How to Implement Softmax, in python, whereby the input are signed 8 integers

I am trying to implement a softmax function that takes in signed int8 input and returns a signed int8 output array.

The current implementation I have going is this,

 import numpy as np

def softmax_int8(inputs):
    inputs = np.array(inputs, dtype=np.int8)
    
    x = inputs.astype(np.int32)
    x_max = np.max(x)
    x_shifted = x - x_max
    scale_factor = 2 ** 14 
    exp_limit = 16
    exp_x = np.clip(x_shifted + exp_limit, 0, None)
    exp_x = (1 << exp_x)
    sum_exp_x = np.sum(exp_x)

    if sum_exp_x == 0:
        sum_exp_x = 1

    softmax_probs = (exp_x * scale_factor) // sum_exp_x
    max_prob = np.max(softmax_probs)
    min_prob = np.min(softmax_probs)
    range_prob = max_prob - min_prob if max_prob != min_prob else 1

    scaled_probs = ((softmax_probs - min_prob) * 255) // range_prob - 128
    outputs = scaled_probs.astype(np.int8)

    return outputs

I test it using this input, Input = [101, 49, 6, -34, -75, -79, -38, 120, -55, 115]

but I get this output array([-128, -128, -128, -128, -128, -128, -128, 127, -128, -121],dtype=int8).

My expected output is array([-57, -70, -79, -86, -92, -94, -88, -54, -91, -56], dtype=int8).

What am I doing wrong here and how can I fix it?

Solution

I think there are different mathematical definitions of softmax in different contexts.

Wikipedia definition (on real numbers): exp(z) / sum(exp(z))
What I inferred from your code: (1<<(z-z_max + 16)) / sum((1 << (z-z_max + 16))) or something similar. 1<< === 2** obviously.

The major difference is the base number of the exponential.
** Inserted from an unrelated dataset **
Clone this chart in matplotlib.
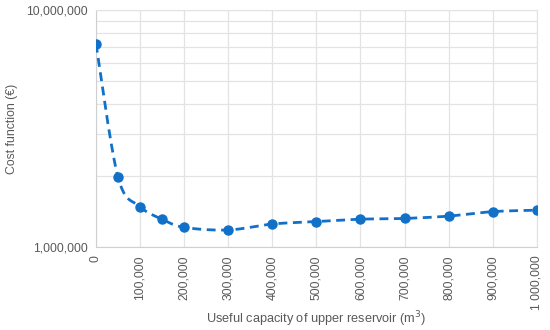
import numpy as np
import matplotlib
matplotlib.use("Agg")
import matplotlib.pyplot as plt
from matplotlib.ticker import FixedLocator, NullFormatter, FuncFormatter

capacity = [0, 50000, 100000, 150000, 200000, 300000, 400000, 500000,
            600000, 700000, 800000, 900000, 1000000]
cost = [7.2e6, 1.97e6, 1.48e6, 1.31e6, 1.21e6, 1.18e6, 1.25e6, 1.28e6,
        1.31e6, 1.32e6, 1.35e6, 1.41e6, 1.43e6]
x_ticks = list(range(0, 1000001, 100000))
x_tick_labels = ["0", "100,000", "200,000", "300,000", "400,000", "500,000",
                 "600,000", "700,000", "800,000", "900,000", "1 000,000"]

plt.rcParams['font.family'] = ['Liberation Sans', 'DejaVu Sans']
text_col = '#595959'
blue = '#1170C8'

fig = plt.figure(figsize=(5.5, 3.3), dpi=100)
ax = fig.add_axes([0.1745, 0.2515, 0.8015, 0.7185])

# Smoothed line (Excel-like Bezier smoothing in log space) for drawing only
xs = np.array(capacity, float)
ys = np.log10(np.array(cost, float))
px, py = [], []
n = len(xs)
for i in range(n - 1):
    p0 = np.array([xs[max(i - 1, 0)], ys[max(i - 1, 0)]])
    p1 = np.array([xs[i], ys[i]])
    p2 = np.array([xs[i + 1], ys[i + 1]])
    p3 = np.array([xs[min(i + 2, n - 1)], ys[min(i + 2, n - 1)]])
    c1 = p1 + (p2 - p0) / 6.0
    c2 = p2 - (p3 - p1) / 6.0
    t = np.linspace(0, 1, 30)[:, None]
    seg = ((1 - t) ** 3) * p1 + 3 * ((1 - t) ** 2) * t * c1 + 3 * (1 - t) * t ** 2 * c2 + t ** 3 * p2
    px.extend(seg[:, 0]); py.extend(seg[:, 1])
ax.plot(px, 10 ** np.array(py), color=blue, lw=2.0, ls=(0, (3.2, 2.0)), zorder=3)
ax.plot(capacity, cost, 'o', color=blue, ms=6.5, zorder=4)

ax.set_yscale('log')
ax.set_ylim(1e6, 1e7)
ax.set_xlim(0, 1000000)
ax.yaxis.set_major_locator(FixedLocator([1e6, 1e7]))
ax.yaxis.set_major_formatter(FuncFormatter(lambda v, p: f"{int(round(v)):,}"))
ax.yaxis.set_minor_locator(FixedLocator([k * 1e6 for k in range(2, 10)]))
ax.yaxis.set_minor_formatter(NullFormatter())
ax.set_xticks(x_ticks)
ax.set_xticklabels(x_tick_labels, rotation=90)

ax.grid(True, which='both', color='#e3e3e3', lw=0.9, zorder=0)
for s in ['top', 'right']:
    ax.spines[s].set_color('#e3e3e3')
for s in ['left', 'bottom']:
    ax.spines[s].set_color('#d0d0d0')
ax.tick_params(axis='both', which='both', length=0, colors=text_col, labelsize=8.7, pad=6)
ax.set_axisbelow(True)

ax.set_ylabel('Cost function (€)', color=text_col, fontsize=8.8, labelpad=6)
ax.set_xlabel('Useful capacity of upper reservoir (m$^3$)', color=text_col, fontsize=9.2)
ax.xaxis.set_label_coords(0.5, -0.265)

fig.savefig('out.png', dpi=100)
With base too high you are highly likely to get underflow and get a lot of -128. Besides there are also a biase that maps the result to [-128, 127] range, which is trival and less important

It's highly likely that the library that you takes test cases from use a different definition than both of above.

I did some testing with your test case and floating point definition of softmax with matplotlib, and the following expression gives a good fit:

softmax_naive = (np.exp(inarr / 128) / np.sum(np.exp(inarr / 128)) * 256) - 100

You can imagine that you probably need to do a >>7 to input bytes before doing 1<< 2-based exponential. To give completely identical result, surely you should dig into that library code, which I didn't have time to do.

Below are validation codes:

import numpy as np
import matplotlib.pyplot as plt

inarr = np.array([101, 49, 6, -34, -75, -79, -38, 120, -55, 115], dtype=np.int8).astype(np.double)
expected_arr = np.array([-57, -70, -79, -86, -92, -94, -88, -54, -91, -56], dtype=np.int8).astype(np.double)
print(expected_arr)

softmax_naive = (np.exp(inarr / 128) / np.sum(np.exp(inarr / 128)) * 256) - 100
print(softmax_naive - expected_arr)
plt.plot(inarr)
plt.plot(expected_arr)
plt.plot(softmax_naive)
plt.show()